* **Input records**
——

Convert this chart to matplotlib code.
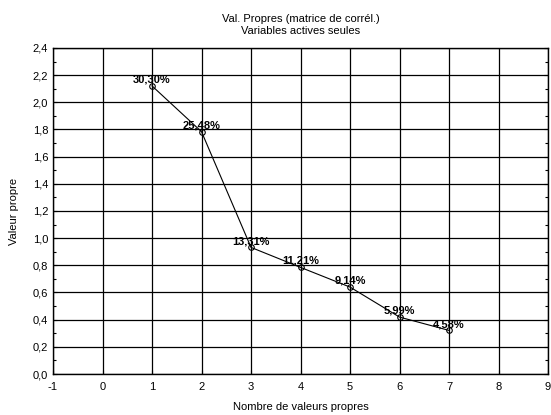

——

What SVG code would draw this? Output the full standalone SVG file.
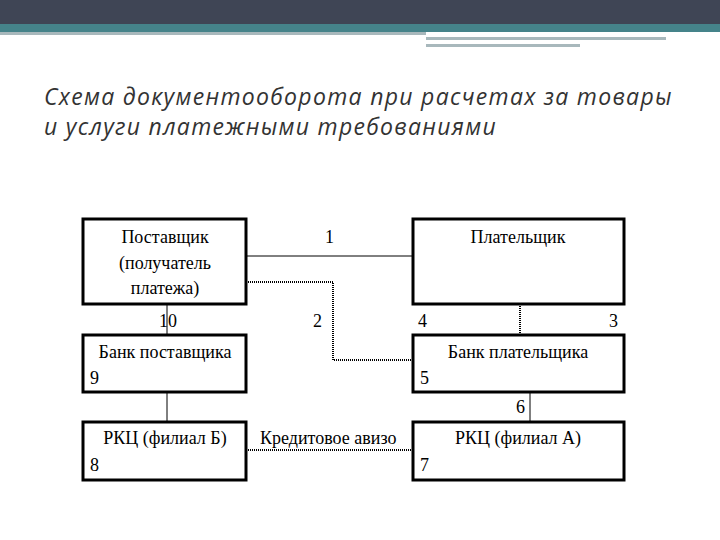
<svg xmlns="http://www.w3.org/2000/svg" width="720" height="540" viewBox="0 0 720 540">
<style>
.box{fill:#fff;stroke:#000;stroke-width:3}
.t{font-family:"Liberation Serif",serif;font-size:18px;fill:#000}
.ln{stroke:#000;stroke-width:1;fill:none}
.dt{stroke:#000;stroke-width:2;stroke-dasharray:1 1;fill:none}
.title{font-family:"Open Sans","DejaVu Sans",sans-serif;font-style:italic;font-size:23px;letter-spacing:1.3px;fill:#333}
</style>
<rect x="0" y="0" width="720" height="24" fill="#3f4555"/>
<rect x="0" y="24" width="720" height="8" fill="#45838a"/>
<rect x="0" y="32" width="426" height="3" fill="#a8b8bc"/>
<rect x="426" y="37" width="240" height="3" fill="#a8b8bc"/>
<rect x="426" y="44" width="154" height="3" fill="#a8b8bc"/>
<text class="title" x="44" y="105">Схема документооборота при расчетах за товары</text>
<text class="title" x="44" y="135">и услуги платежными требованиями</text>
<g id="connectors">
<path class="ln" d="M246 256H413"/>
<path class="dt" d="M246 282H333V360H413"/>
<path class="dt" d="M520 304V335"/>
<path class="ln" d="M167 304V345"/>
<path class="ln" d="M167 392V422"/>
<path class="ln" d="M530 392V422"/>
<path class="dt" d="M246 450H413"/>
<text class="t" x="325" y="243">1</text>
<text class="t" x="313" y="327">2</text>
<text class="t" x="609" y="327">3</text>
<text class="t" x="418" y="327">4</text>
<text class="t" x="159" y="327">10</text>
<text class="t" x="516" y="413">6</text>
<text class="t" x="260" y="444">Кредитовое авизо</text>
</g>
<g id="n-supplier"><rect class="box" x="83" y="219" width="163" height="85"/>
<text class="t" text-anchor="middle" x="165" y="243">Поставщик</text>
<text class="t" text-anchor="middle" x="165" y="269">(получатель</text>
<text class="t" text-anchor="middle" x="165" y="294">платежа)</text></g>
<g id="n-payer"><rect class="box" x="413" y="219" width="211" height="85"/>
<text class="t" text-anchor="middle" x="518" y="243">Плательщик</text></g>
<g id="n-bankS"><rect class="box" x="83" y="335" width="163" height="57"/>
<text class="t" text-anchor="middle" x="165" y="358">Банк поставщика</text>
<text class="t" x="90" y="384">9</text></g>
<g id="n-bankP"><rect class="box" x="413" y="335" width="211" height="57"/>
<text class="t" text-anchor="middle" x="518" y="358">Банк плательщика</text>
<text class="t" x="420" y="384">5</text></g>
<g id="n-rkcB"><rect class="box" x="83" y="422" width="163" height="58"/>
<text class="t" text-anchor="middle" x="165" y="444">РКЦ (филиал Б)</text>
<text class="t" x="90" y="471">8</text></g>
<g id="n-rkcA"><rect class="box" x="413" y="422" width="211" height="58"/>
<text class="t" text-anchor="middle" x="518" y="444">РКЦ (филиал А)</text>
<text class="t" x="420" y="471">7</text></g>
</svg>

——

* **Exercise**
Using the records above, list each line that includes "code".

* **Exercise answer**
Convert this chart to matplotlib code.
What SVG code would draw this? Output the full standalone SVG file.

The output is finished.